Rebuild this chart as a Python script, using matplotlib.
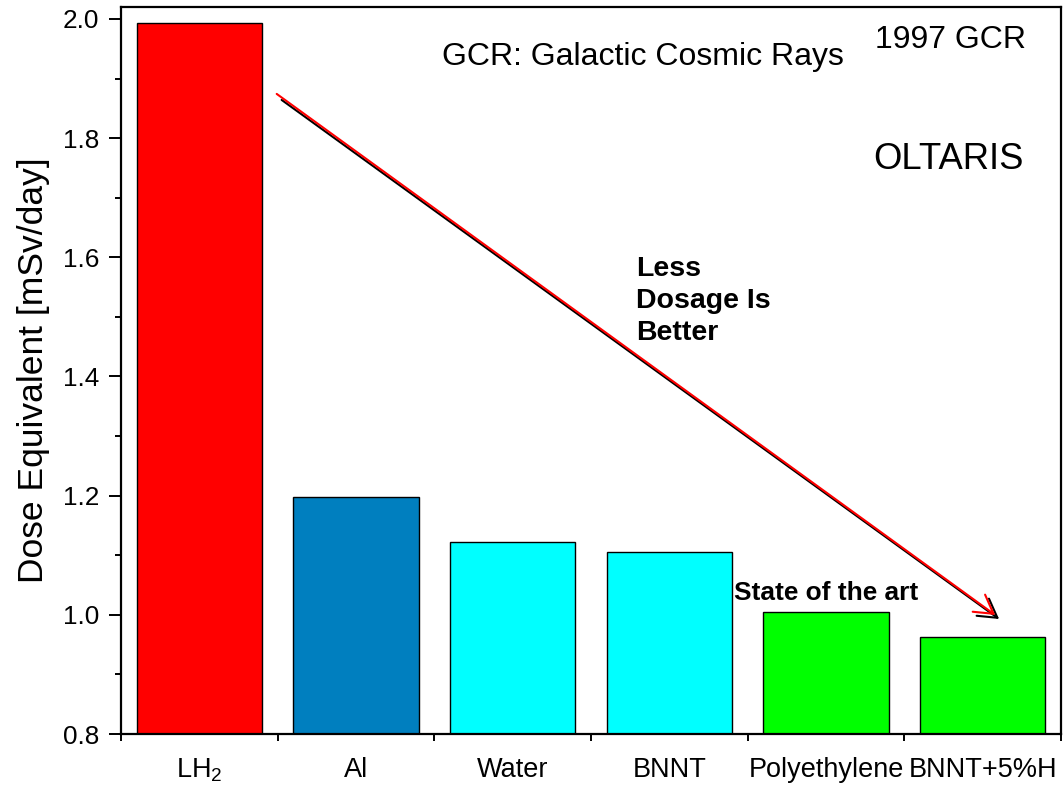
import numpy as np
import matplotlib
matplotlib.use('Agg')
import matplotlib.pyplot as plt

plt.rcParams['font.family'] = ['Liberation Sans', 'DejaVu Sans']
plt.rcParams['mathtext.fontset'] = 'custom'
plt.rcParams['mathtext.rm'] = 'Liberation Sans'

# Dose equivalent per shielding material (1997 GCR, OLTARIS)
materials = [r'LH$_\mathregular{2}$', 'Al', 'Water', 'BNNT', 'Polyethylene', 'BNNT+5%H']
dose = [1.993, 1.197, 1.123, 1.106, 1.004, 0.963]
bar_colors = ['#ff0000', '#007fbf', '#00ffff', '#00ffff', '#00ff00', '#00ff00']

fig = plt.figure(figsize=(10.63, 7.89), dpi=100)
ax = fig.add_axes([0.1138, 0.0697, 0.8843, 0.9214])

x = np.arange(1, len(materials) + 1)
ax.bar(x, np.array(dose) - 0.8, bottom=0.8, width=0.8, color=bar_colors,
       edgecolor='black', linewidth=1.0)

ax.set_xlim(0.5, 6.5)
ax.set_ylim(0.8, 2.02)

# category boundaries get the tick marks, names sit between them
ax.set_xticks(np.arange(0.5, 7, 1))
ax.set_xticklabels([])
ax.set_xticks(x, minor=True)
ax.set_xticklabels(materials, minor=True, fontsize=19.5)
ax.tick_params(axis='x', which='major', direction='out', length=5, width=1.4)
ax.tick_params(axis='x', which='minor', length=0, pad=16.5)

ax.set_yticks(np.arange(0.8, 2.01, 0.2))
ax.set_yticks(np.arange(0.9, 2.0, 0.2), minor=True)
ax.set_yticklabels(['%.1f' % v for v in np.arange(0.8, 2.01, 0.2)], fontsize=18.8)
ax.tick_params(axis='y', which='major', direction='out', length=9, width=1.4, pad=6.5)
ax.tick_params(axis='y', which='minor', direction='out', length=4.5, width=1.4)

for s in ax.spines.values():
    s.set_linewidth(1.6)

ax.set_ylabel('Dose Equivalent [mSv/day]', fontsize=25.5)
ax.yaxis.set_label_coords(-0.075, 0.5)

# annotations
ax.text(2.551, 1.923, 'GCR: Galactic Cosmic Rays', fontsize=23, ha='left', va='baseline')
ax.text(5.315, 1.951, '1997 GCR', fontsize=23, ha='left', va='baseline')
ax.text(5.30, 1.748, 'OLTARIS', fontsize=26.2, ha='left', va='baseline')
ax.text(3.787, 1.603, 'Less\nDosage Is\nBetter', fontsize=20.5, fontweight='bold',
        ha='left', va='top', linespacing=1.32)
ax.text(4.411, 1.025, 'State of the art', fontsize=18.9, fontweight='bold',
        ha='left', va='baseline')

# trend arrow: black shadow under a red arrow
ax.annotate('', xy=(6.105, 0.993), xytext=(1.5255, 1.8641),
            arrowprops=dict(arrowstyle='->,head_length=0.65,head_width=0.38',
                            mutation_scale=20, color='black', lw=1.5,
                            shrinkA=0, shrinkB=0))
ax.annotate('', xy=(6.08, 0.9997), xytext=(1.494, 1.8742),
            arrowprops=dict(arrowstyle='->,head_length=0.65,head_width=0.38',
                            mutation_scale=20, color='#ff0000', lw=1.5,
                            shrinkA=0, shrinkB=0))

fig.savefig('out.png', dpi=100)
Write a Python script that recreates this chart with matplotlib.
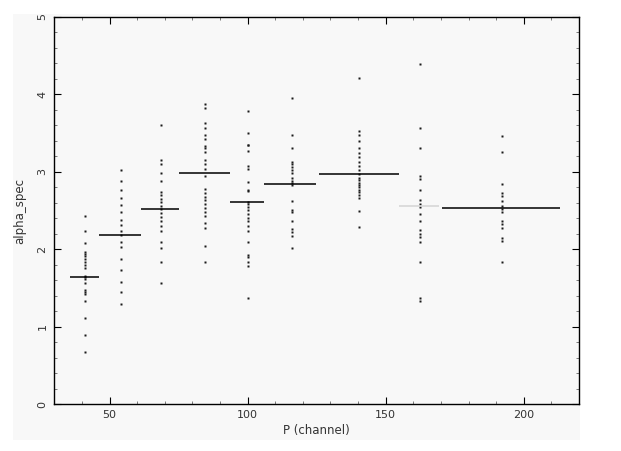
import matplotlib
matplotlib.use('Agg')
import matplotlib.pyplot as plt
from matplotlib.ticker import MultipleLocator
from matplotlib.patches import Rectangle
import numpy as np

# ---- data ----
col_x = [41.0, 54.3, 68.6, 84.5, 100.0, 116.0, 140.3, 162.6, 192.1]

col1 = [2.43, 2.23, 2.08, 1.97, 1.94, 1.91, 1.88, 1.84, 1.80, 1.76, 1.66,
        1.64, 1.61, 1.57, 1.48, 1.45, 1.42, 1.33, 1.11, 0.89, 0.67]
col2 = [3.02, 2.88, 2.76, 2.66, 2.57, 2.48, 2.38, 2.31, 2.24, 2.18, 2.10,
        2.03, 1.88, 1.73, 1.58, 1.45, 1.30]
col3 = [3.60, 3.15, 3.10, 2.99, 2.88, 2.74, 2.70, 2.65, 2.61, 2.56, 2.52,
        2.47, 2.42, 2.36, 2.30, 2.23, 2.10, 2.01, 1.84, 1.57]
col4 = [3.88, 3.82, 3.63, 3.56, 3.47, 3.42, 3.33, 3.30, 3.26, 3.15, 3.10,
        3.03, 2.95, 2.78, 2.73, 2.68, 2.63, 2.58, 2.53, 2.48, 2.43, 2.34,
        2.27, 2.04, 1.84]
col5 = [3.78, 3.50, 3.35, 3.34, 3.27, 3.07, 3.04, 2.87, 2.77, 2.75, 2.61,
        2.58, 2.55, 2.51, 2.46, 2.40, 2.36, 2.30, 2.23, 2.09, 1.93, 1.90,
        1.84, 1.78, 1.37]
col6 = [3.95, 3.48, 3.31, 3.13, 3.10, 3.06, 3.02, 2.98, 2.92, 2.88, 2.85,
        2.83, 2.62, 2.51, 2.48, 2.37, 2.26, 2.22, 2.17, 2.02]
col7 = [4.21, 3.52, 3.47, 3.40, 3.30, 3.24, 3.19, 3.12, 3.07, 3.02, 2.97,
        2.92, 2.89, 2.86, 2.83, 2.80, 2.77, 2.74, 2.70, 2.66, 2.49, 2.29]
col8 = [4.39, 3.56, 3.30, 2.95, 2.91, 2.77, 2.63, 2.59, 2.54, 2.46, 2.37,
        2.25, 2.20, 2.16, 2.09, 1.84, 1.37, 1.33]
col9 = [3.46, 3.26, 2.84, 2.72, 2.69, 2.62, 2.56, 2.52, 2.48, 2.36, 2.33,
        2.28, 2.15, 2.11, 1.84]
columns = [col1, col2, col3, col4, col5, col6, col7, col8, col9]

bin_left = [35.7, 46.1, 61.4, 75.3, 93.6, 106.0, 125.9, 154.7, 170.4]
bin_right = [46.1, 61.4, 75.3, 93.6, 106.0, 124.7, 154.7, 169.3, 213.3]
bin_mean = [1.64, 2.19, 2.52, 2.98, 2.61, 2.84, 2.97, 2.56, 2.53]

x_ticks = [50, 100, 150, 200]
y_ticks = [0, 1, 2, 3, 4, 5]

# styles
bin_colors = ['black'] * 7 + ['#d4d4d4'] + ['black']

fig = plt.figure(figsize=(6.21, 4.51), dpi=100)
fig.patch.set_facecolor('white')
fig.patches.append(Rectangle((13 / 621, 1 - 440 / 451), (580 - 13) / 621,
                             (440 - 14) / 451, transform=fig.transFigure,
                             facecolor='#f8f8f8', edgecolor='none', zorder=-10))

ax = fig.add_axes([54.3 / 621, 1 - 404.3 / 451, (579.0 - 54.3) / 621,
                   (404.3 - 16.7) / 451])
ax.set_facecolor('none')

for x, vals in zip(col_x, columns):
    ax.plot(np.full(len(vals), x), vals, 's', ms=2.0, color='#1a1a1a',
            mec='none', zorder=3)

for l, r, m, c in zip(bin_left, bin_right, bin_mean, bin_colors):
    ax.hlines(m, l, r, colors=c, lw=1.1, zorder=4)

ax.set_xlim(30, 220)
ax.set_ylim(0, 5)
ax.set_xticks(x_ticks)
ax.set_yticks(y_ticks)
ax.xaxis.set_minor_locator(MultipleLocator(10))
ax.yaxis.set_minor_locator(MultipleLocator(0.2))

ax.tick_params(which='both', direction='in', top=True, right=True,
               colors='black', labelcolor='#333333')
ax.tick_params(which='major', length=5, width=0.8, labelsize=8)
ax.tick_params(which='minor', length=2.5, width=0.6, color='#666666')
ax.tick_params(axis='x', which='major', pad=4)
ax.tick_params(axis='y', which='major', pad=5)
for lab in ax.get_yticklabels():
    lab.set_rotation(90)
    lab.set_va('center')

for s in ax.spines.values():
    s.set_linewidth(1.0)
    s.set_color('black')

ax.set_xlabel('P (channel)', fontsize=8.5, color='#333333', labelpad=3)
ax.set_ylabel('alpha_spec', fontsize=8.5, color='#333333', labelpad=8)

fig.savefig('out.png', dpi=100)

== EXERCISE DETAILS ==
Write out again exactly the lines from the start of the data above through the line containing "ax.tick_params(axis='x', which='minor', length=0, pad=16.5)", inclusive, excluding any pictures.

== WRITTEN ANSWER ==
Rebuild this chart as a Python script, using matplotlib.
import numpy as np
import matplotlib
matplotlib.use('Agg')
import matplotlib.pyplot as plt

plt.rcParams['font.family'] = ['Liberation Sans', 'DejaVu Sans']
plt.rcParams['mathtext.fontset'] = 'custom'
plt.rcParams['mathtext.rm'] = 'Liberation Sans'

# Dose equivalent per shielding material (1997 GCR, OLTARIS)
materials = [r'LH$_\mathregular{2}$', 'Al', 'Water', 'BNNT', 'Polyethylene', 'BNNT+5%H']
dose = [1.993, 1.197, 1.123, 1.106, 1.004, 0.963]
bar_colors = ['#ff0000', '#007fbf', '#00ffff', '#00ffff', '#00ff00', '#00ff00']

fig = plt.figure(figsize=(10.63, 7.89), dpi=100)
ax = fig.add_axes([0.1138, 0.0697, 0.8843, 0.9214])

x = np.arange(1, len(materials) + 1)
ax.bar(x, np.array(dose) - 0.8, bottom=0.8, width=0.8, color=bar_colors,
       edgecolor='black', linewidth=1.0)

ax.set_xlim(0.5, 6.5)
ax.set_ylim(0.8, 2.02)

# category boundaries get the tick marks, names sit between them
ax.set_xticks(np.arange(0.5, 7, 1))
ax.set_xticklabels([])
ax.set_xticks(x, minor=True)
ax.set_xticklabels(materials, minor=True, fontsize=19.5)
ax.tick_params(axis='x', which='major', direction='out', length=5, width=1.4)
ax.tick_params(axis='x', which='minor', length=0, pad=16.5)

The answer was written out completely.